As the wolf is drawn to the depths of the woods, I am drawn to this type of dark atmospheric setting in literature. But more than just enjoying the language and place, reading this story has also helped develop my sense of the female protagonist who resists, and the theme of defiance.
From ‘The Bloody Chamber’, by Angela Carter.
The Possibility of Evil, by Shirley Jackson
Jackson excels at writing small town characters and hidden horrors. The opening of this story depicts a peaceful place where everyone knows everyone else, and they go about their business with dull regularity. At first glance, this could be interpreted as a safe setting, although suffocating; however, it soon becomes clear that an atmosphere of fear and suspicion hangs over the town.
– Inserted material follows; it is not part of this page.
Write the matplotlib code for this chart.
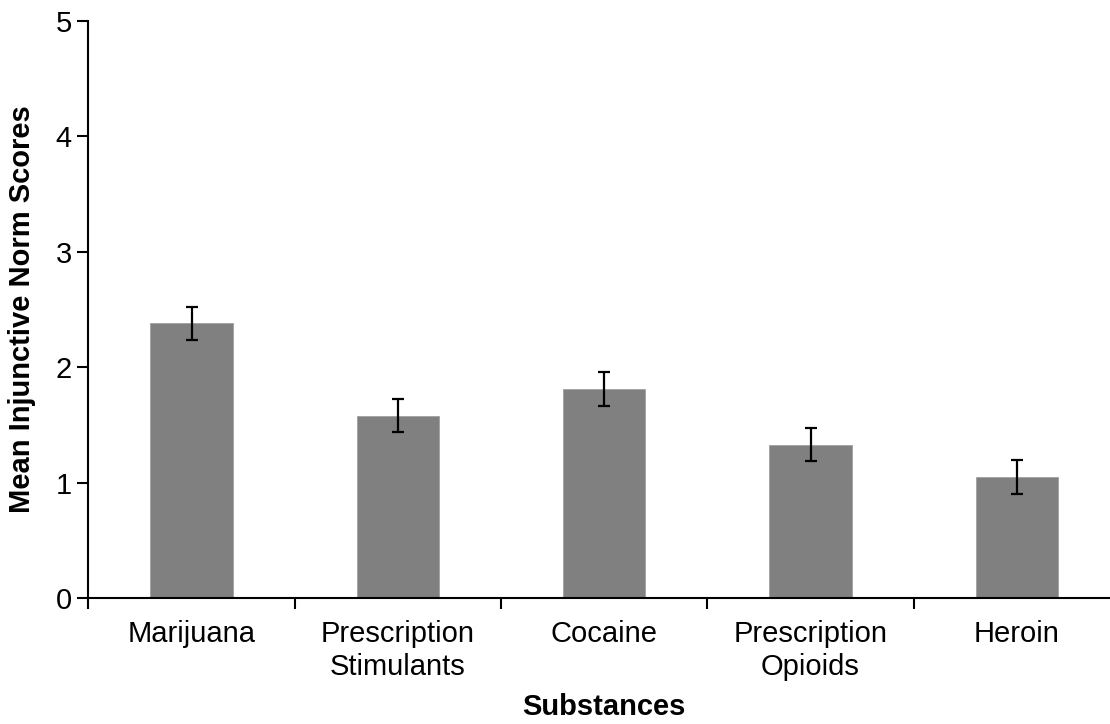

The elderly protagonist sees herself as a local authority, owning to her family’s significant town history. In particular, the Strangeworths have contributed to the aesthetics of the town through the beautiful roses that grow in front of the family home; flowers that are the envy of all. But the deceptively sweet and innocent protagonist, just like her fragrant roses, has hidden thorns. The unexpected character, and the twist in the tale, are Jackson hallmarks, and I love them.
On the surface, this is a nasty little tale of evil, as foreshadowed by the title, but beneath the surface we see how one person’s behaviour can impact the whole of society. The story is rich in symbolism, and invites multiple interpretations; the roses, for example, were planted and tended by Miss Strangeworth’s grandmother and mother before her, so as she follows in their footsteps in cultivating the flowers, the reader may wonder if she follows in their footsteps in other respects too. This is the kind of story that stays in the reader’s head, leaving them pondering the possibilities, and wondering what might happen to the characters as they continue to exist long after the story ends.
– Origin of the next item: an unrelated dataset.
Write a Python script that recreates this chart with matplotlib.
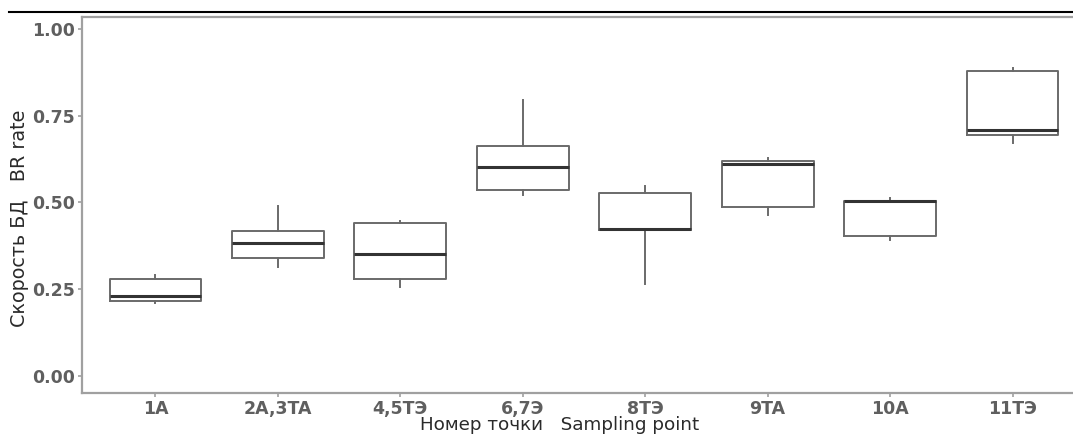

From ‘Dark Tales’, by Shirley Jackson.
The Apple Tree, by Daphne du Maurier
I love how du Maurier creates characters that feel real the instant a story begins, even when she doesn’t name them. It’s in the way she uses little details, such as ‘It was a fine clear morning in early spring, and he was shaving by the open window’; the setting is established, the man’s routines, the sensory experience that the reader can feel along with him (the shaving cream on his face, the cool breeze touching his skin).
An eerie and unsettling atmosphere is created through the motif of the tree in the garden, unnoticed before the opening of the story, and all of a sudden leaning close to the house and bearing a strong resemblance to the protagonist’s deceased wife; the reader may wonder if this is loneliness, or guilt, playing with the man’s mind.
The use of close third person shows the story from the old man’s perspective, and this seems to be supported by the wife’s actions and dialogue. However, as the story progresses, details are slowly revealed and it becomes clear the reader should not trust this point of view.
The story then develops into a ghost story, with the old man punished for his previous actions, culminating in a terrible and well-deserved revenge. It’s the psychological elements that set this apart from some more traditional ghost stories, and make the old man’s downfall so enjoyable to read.
From ‘The Birds and Other Stories’, by Daphne du Maurier.